Rezar en el tiempo, para  convivir en la eternidad

Los actos de piedad nos invitan a un trato más intenso, fervoroso y filial con Dios.

27 de julio – XVII Domingo del Tiempo Ordinario

Las verdades más fundamentales suelen ser las más puras, luminosas y edificantes. Participan de la sencillez de Dios —plenitud y fuente de toda verdad— y, por ello mismo, encierran inmensas profundidades, capaces de alimentar nuestra vida espiritual y moral.

«Vivir es estar juntos, mirarse y quererse bien»,1 decía Dña. Lucilia, madre del Prof. Plinio Corrêa de Oliveira. Estas palabras, aunque sencillas, tocan en la esencia de la contemplación y abren una puerta al misterio de la oración. Vivir es estar con quien amamos; rezar es convivir amorosamente con Dios: «La oración, sepámoslo o no, es el encuentro de la sed de Dios y de la sed del hombre».2

Una vez, como leemos en el Evangelio de este domingo, un discípulo le pidió al Salvador: «Señor, enséñanos a orar» (Lc 11, 1). Una palabra de la respuesta de Jesús cambió para siempre nuestra forma de dirigirnos al Creador: «Padre». Cuánta riqueza hay en esta revelación: ¡Dios es nuestro Padre! Y, por su voluntad, ¡María es nuestra Madre! Somos sus hijos por el don de la gracia, y nuestras oraciones deben brotar, pues, de una confianza filial, íntima y reverente.

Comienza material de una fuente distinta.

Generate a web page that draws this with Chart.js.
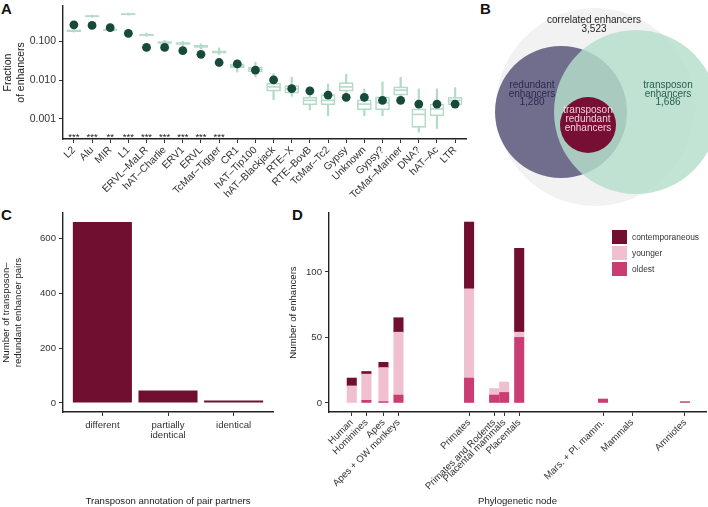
<!DOCTYPE html>
<html>
<head>
<meta charset="utf-8">
<script src="https://cdn.jsdelivr.net/npm/chart.js@4.4.1/dist/chart.umd.min.js"></script>
<style>
  body { margin: 0; background: #fff; width: 708px; height: 507px; position: relative; overflow: hidden;
         font-family: "Liberation Sans", Arial, sans-serif; }
  canvas { position: absolute; }
  .tag { position: absolute; font-weight: bold; font-size: 15px; color: #111; line-height: 15px; }
  #legendD { position: absolute; left: 612px; top: 229px; font-size: 8.4px; color: #333; }
  #legendD div { display: flex; align-items: center; height: 16px; }
  #legendD .sw { width: 15px; height: 14px; margin-right: 5px; }
</style>
</head>
<body>
<div class="tag" style="left:1px;top:1px">A</div>
<div class="tag" style="left:480px;top:1px">B</div>
<div class="tag" style="left:1px;top:207px">C</div>
<div class="tag" style="left:292px;top:207px">D</div>

<canvas id="chartA" width="470" height="212" style="left:0;top:0"></canvas>
<canvas id="chartB" width="238" height="215" style="left:470px;top:0"></canvas>
<canvas id="chartC" width="285" height="302" style="left:0;top:205px"></canvas>
<canvas id="chartD" width="423" height="302" style="left:285px;top:205px"></canvas>
<div id="legendD"></div>

<script>
// ---- panel A: transposon families, observed fraction vs. shuffled background
const teNames = ['L2', 'Alu', 'MIR', 'L1', 'ERVL–MaLR', 'hAT–Charlie', 'ERV1', 'ERVL', 'TcMar–Tigger',
  'CR1', 'hAT–Tip100', 'hAT–Blackjack', 'RTE–X', 'RTE–BovB', 'TcMar–Tc2', 'Gypsy', 'Unknown', 'Gypsy?',
  'TcMar–Mariner', 'DNA?', 'hAT–Ac', 'LTR'];
const observedFrac = [0.27, 0.26, 0.227, 0.163, 0.070, 0.070, 0.058, 0.0466, 0.0286, 0.0262, 0.0182,
  0.0101, 0.0060, 0.0053, 0.0041, 0.0036, 0.0036, 0.0030, 0.0030, 0.0024, 0.0024, 0.0024];
const bgWhiskerLo = [0.175, 0.42, 0.185, 0.48, 0.135, 0.083, 0.078, 0.064, 0.046, 0.0162, 0.0121,
  0.0031, 0.0038, 0.0017, 0.0012, 0.0038, 0.0012, 0.0012, 0.0031, 0.00045, 0.00056, 0.0020];
const bgQ1 = [0.18, 0.43, 0.19, 0.49, 0.141, 0.089, 0.084, 0.070, 0.050, 0.0208, 0.0162,
  0.0052, 0.0046, 0.0023, 0.0023, 0.0052, 0.0017, 0.0017, 0.0041, 0.0006, 0.0012, 0.0023];
const bgMedian = [0.19, 0.45, 0.199, 0.51, 0.148, 0.094, 0.089, 0.0745, 0.0534, 0.0234, 0.0188,
  0.0067, 0.0059, 0.0030, 0.0030, 0.0067, 0.0024, 0.0026, 0.0055, 0.0013, 0.0018, 0.0030];
const bgQ3 = [0.20, 0.47, 0.21, 0.53, 0.155, 0.099, 0.094, 0.079, 0.057, 0.0264, 0.0217,
  0.0083, 0.0072, 0.0036, 0.0042, 0.0086, 0.0031, 0.0037, 0.0067, 0.0018, 0.0024, 0.0036];
const bgWhiskerHi = [0.205, 0.48, 0.215, 0.54, 0.165, 0.107, 0.101, 0.087, 0.068, 0.0328, 0.0291,
  0.0147, 0.0119, 0.0050, 0.0079, 0.0142, 0.0059, 0.0090, 0.0119, 0.0059, 0.0059, 0.0064];
const significance = ['***', '***', '**', '***', '***', '***', '***', '***', '***',
  '', '', '', '', '', '', '', '', '', '', '', '', ''];

// ---- panel B: venn
const vennSets = ['correlated enhancers', 'redundant enhancers', 'transposon enhancers', 'transposon redundant enhancers'];
const vennCounts = ['3,523', '1,280', '1,686', ''];
const vennX = [125, 91, 166, 118];
const vennY = [107, 112, 112, 125];
const vennR = [99, 66, 82, 28];

// ---- panel C: transposon annotation of pair partners
const pairClasses = ['different', ['partially', 'identical'], 'identical'];
const pairCounts = [660, 45, 9];

// ---- panel D: phylogenetic node of enhancer
const nodeNames = ['Human', 'Hominines', 'Apes', 'Apes + OW monkeys', 'Primates', 'Primates and Rodents',
  'Placental mammals', 'Placentals', 'Mars. + Pl. mamm.', 'Mammals', 'Amniotes'];
const nodeX = [22.7, 37.3, 54.3, 69.3, 139.7, 164.7, 174.7, 189.7, 273.3, 302.3, 355];
const ageOldest = [0, 2, 1, 6, 19, 6, 8, 50, 3, 0, 1];
const ageYounger = [13, 20, 26, 48, 68, 5, 8, 4, 0, 0, 0];
const ageContemporaneous = [6, 2, 4, 11, 51, 0, 0, 64, 0, 0, 0];

const mint = '#b4dac8';
const darkGreen = '#174a3b';
const maroon = '#710f30';
const pink = '#f0bfd0';
const rose = '#ca3d72';

Chart.defaults.font.family = '"Liberation Sans", Arial, sans-serif';
Chart.defaults.color = '#333';
Chart.defaults.animation = false;
Chart.defaults.plugins.legend.display = false;
Chart.defaults.plugins.tooltip.enabled = false;

const axisGrid = { drawOnChartArea: false, tickLength: 4, color: '#333', lineWidth: 1 };
const axisBorder = { color: '#222', width: 1.4 };

// pin the plot area: drop the extra room chart.js keeps for end labels
function noPad(s) {
  s.paddingTop = 0; s.paddingBottom = 0; s.paddingLeft = 0; s.paddingRight = 0;
}

// ---------------- A ----------------
const starsPlugin = {
  id: 'stars',
  afterDatasetsDraw(chart) {
    const { ctx, chartArea, scales } = chart;
    ctx.save();
    ctx.fillStyle = '#222';
    ctx.font = '9.5px "Liberation Sans"';
    ctx.textAlign = 'center';
    ctx.textBaseline = 'alphabetic';
    significance.forEach((s, i) => {
      if (s) ctx.fillText(s, scales.x.getPixelForValue(i + 1), chartArea.bottom + 1);
    });
    ctx.restore();
  }
};

new Chart(document.getElementById('chartA'), {
  type: 'bar',
  data: {
    datasets: [
      {
        type: 'scatter',
        data: observedFrac.map((v, i) => ({ x: i + 1, y: v })),
        pointRadius: 4.4, backgroundColor: darkGreen, borderWidth: 0, order: 1
      },
      {
        type: 'scatter',
        data: bgMedian.map((v, i) => ({ x: i + 1, y: v })),
        pointStyle: 'line', pointRadius: 6.5, borderColor: mint, borderWidth: 1.6, order: 2
      },
      {
        type: 'bar',
        data: bgQ1.map((v, i) => ({ x: i + 1, y: [v, bgQ3[i]] })),
        barThickness: 14, backgroundColor: '#fff', borderColor: mint, borderWidth: 1.6,
        borderSkipped: false, grouped: false, order: 3
      },
      {
        type: 'bar',
        data: bgWhiskerLo.map((v, i) => ({ x: i + 1, y: [v, bgWhiskerHi[i]] })),
        barThickness: 1.6, backgroundColor: mint, borderWidth: 0, grouped: false, order: 4
      }
    ]
  },
  options: {
    responsive: false,
    layout: { autoPadding: false, padding: { top: 6, right: 4, left: 0, bottom: 0 } },
    scales: {
      x: {
        type: 'linear', min: 0.4, max: 22.6, offset: false,
        grid: { ...axisGrid, offset: false }, border: axisBorder,
        afterBuildTicks: s => { s.ticks = teNames.map((_, i) => ({ value: i + 1 })); },
        afterFit: s => { s.height = 212 - 139; noPad(s); },
        ticks: {
          autoSkip: false, minRotation: 45, maxRotation: 45, padding: 1,
          font: { size: 10.3 }, color: '#333',
          callback: v => teNames[v - 1]
        }
      },
      y: {
        type: 'logarithmic', min: 0.000341, max: 0.828,
        grid: axisGrid, border: axisBorder,
        afterBuildTicks: s => { s.ticks = [0.001, 0.01, 0.1].map(v => ({ value: v })); },
        afterFit: s => { s.width = 63; noPad(s); },
        ticks: { font: { size: 10.5 }, color: '#333', padding: 3, callback: v => v.toFixed(3) },
        title: { display: true, text: ['Fraction', 'of enhancers'], font: { size: 10.5 }, color: '#222',
                 padding: { top: 2, bottom: 0 } }
      }
    }
  },
  plugins: [starsPlugin]
});

// ---------------- B ----------------
const vennLabels = [
  { lines: [vennSets[0], vennCounts[0]], x: 124, y: 20, color: '#222' },
  { lines: ['redundant', 'enhancers', vennCounts[1]], x: 62, y: 85, color: '#2b2952' },
  { lines: ['transposon', 'enhancers', vennCounts[2]], x: 198, y: 85, color: '#2a5e4b' },
  { lines: ['transposon', 'redundant', 'enhancers'], x: 118, y: 110.5, color: '#f7cedd' }
];
const vennTextPlugin = {
  id: 'vennText',
  afterDatasetsDraw(chart) {
    const { ctx, scales } = chart;
    ctx.save();
    ctx.font = '10px "Liberation Sans"';
    ctx.textAlign = 'center';
    ctx.textBaseline = 'middle';
    vennLabels.forEach(l => {
      ctx.fillStyle = l.color;
      l.lines.forEach((t, k) => {
        ctx.fillText(t, scales.x.getPixelForValue(l.x), scales.y.getPixelForValue(l.y + k * 8.8));
      });
    });
    ctx.restore();
  }
};

new Chart(document.getElementById('chartB'), {
  type: 'bubble',
  data: {
    datasets: [{
      data: vennX.map((x, i) => ({ x, y: vennY[i], r: vennR[i] })),
      backgroundColor: ['#f2f2f2', '#716e8d', 'rgba(180,222,202,0.82)', '#760f33'],
      borderWidth: 0, hoverRadius: 0
    }]
  },
  options: {
    responsive: false,
    layout: { autoPadding: false, padding: 0 },
    scales: {
      x: { display: false, min: 0, max: 238 },
      y: { display: false, min: 0, max: 215, reverse: true }
    }
  },
  plugins: [vennTextPlugin]
});

// ---------------- C ----------------
new Chart(document.getElementById('chartC'), {
  type: 'bar',
  data: {
    datasets: [{
      data: pairCounts.map((v, i) => ({ x: i + 1, y: v })),
      backgroundColor: maroon, borderWidth: 0,
      categoryPercentage: 1, barPercentage: 0.9
    }]
  },
  options: {
    responsive: false,
    layout: { autoPadding: false, padding: { top: 8, right: 12, left: 0, bottom: 0 } },
    scales: {
      x: {
        type: 'linear', min: 0.4, max: 3.6, offset: false,
        grid: { ...axisGrid, offset: false }, border: axisBorder,
        afterBuildTicks: s => { s.ticks = pairClasses.map((_, i) => ({ value: i + 1 })); },
        afterFit: s => { s.height = 302 - 207; noPad(s); },
        ticks: { maxRotation: 0, autoSkip: false, font: { size: 9.6, lineHeight: 1.05 }, color: '#333', padding: 4,
                 callback: v => pairClasses[v - 1] },
        title: { display: true, text: 'Transposon annotation of pair partners', font: { size: 9.6 },
                 color: '#222', padding: { top: 0, bottom: 0 } }
      },
      y: {
        min: -33, max: 693,
        grid: axisGrid, border: axisBorder,
        afterBuildTicks: s => { s.ticks = [0, 200, 400, 600].map(v => ({ value: v })); },
        afterFit: s => { s.width = 63; noPad(s); },
        ticks: { font: { size: 9.6 }, color: '#333', padding: 3 },
        title: { display: true, text: ['Number of transposon–', 'redundant enhancer pairs'],
                 font: { size: 9.6, lineHeight: 1.25 }, color: '#222', padding: { top: 0, bottom: 0 } }
      }
    }
  }
});

// ---------------- D ----------------
const ageSeries = [
  { label: 'oldest', data: ageOldest, color: rose },
  { label: 'younger', data: ageYounger, color: pink },
  { label: 'contemporaneous', data: ageContemporaneous, color: maroon }
];

new Chart(document.getElementById('chartD'), {
  type: 'bar',
  data: {
    datasets: ageSeries.map(s => ({
      label: s.label,
      // empty segments are left out so nothing is drawn for them
      data: s.data.map((v, i) => ({ x: nodeX[i], y: v })).filter(p => p.y > 0),
      backgroundColor: s.color, borderWidth: 0, barThickness: 9.4
    }))
  },
  options: {
    responsive: false,
    layout: { autoPadding: false, padding: { top: 8, right: 2, left: 0, bottom: 0 } },
    scales: {
      x: {
        type: 'linear', min: 0, max: 376, stacked: true, offset: false,
        grid: { ...axisGrid, offset: false }, border: axisBorder,
        afterBuildTicks: s => { s.ticks = nodeX.map(v => ({ value: v })); },
        afterFit: s => { s.height = 302 - 207; noPad(s); },
        ticks: { autoSkip: false, minRotation: 45, maxRotation: 45, font: { size: 9.6 }, color: '#333', padding: 1,
                 callback: v => nodeNames[nodeX.indexOf(v)] },
        title: { display: true, text: 'Phylogenetic node', font: { size: 9.6 }, color: '#222',
                 padding: { top: 0, bottom: 0 } }
      },
      y: {
        min: -6.9, max: 144.9, stacked: true,
        grid: axisGrid, border: axisBorder,
        afterBuildTicks: s => { s.ticks = [0, 50, 100].map(v => ({ value: v })); },
        afterFit: s => { s.width = 44; noPad(s); },
        ticks: { font: { size: 9.6 }, color: '#333', padding: 3 },
        title: { display: true, text: 'Number of enhancers', font: { size: 9.6 }, color: '#222',
                 padding: { top: 3, bottom: 0 } }
      }
    }
  }
});

// legend for D, top-down as in the figure
const legendEl = document.getElementById('legendD');
ageSeries.slice().reverse().forEach(s => {
  const row = document.createElement('div');
  row.innerHTML = '<span class="sw" style="background:' + s.color + '"></span>' + s.label;
  legendEl.appendChild(row);
});
</script>
</body>
</html>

Como nos prometió el divino Maestro, siempre seremos atendidos: «Todo el que pide recibe, y el que busca halla, y al que llama se le abre» (Lc 11, 10). Sin embargo, existe una condición: presentar nuestras súplicas a Dios con fe, humildad y perseverancia, ordenándolo todo a su gloria y a nuestra salvación.

Pero la bondad de Dios, al hacernos hijos y aceptar nuestras súplicas, exige correspondencia. Amor con amor se paga. Y amar implica vivir con rectitud y repudiar todo lo que conduce a la catástrofe de perder la gracia: seducciones del demonio, atracciones del mundo y desórdenes de la carne. Quien peca gravemente abandona el estado de hijo de Dios, hermano de Cristo y heredero del Cielo, y se convierte en esclavo de Satanás, partidario de los réprobos y reo del Infierno, hasta que se arrepienta y confiese sus culpas. Por otro lado, cuando caminamos por las vías de la virtud, nuestro amor es recompensado con el Amor: el Espíritu Santo, don por excelencia (cf. Lc 11, 13).

Para Santa Teresa de Jesús, el corazón de la vida espiritual es la oración. Con sabiduría mística, también la describe como una convivencia enraizada en la caridad: «No es otra cosa oración mental, a mi parecer, sino tratar de amistad, estando muchas veces tratando a solas con quien sabemos nos ama».3 Mucho más allá de la recitación de fórmulas, consiste en una relación viva, en la cual somos transformados interiormente. El trato diario y frecuente intensifica la amistad. No necesitamos complicados discursos. Basta con saberse amados… y responder con amor.

A la luz del ejemplo de los santos y las almas puras, podemos concluir que sólo la convivencia con Dios perfeccionará plenamente nuestra vida espiritual. «Vivir es estar juntos, mirarse y quererse bien», he ahí el objeto de nuestra felicidad en el Cielo, que ya ha comenzado en la tierra a través de la oración. «En la visión beatífica —afirma Mons. João Scognamiglio Clá Dias—, en medio de la felicidad de convivir con el Señor, viviremos en oración, porque ésta consiste en la elevación de la mente a Dios. Y rezar en el tiempo es el mejor camino para estar en oración por toda la eternidad».4 ◊

 

Notas


1 Clá Dias, ep, João Scognamiglio. Doña Lucilia. Città del Vaticano-Lima: LEV; Heraldos del Evangelio, 2013, p. 472.

2 CCE 2560.

3 Santa Teresa de Jesús. Libro de la vida, c. viii, n.º 5.

4 Clá Dias, ep, João Scognamiglio. Meditación. São Paulo, 4/10/2008.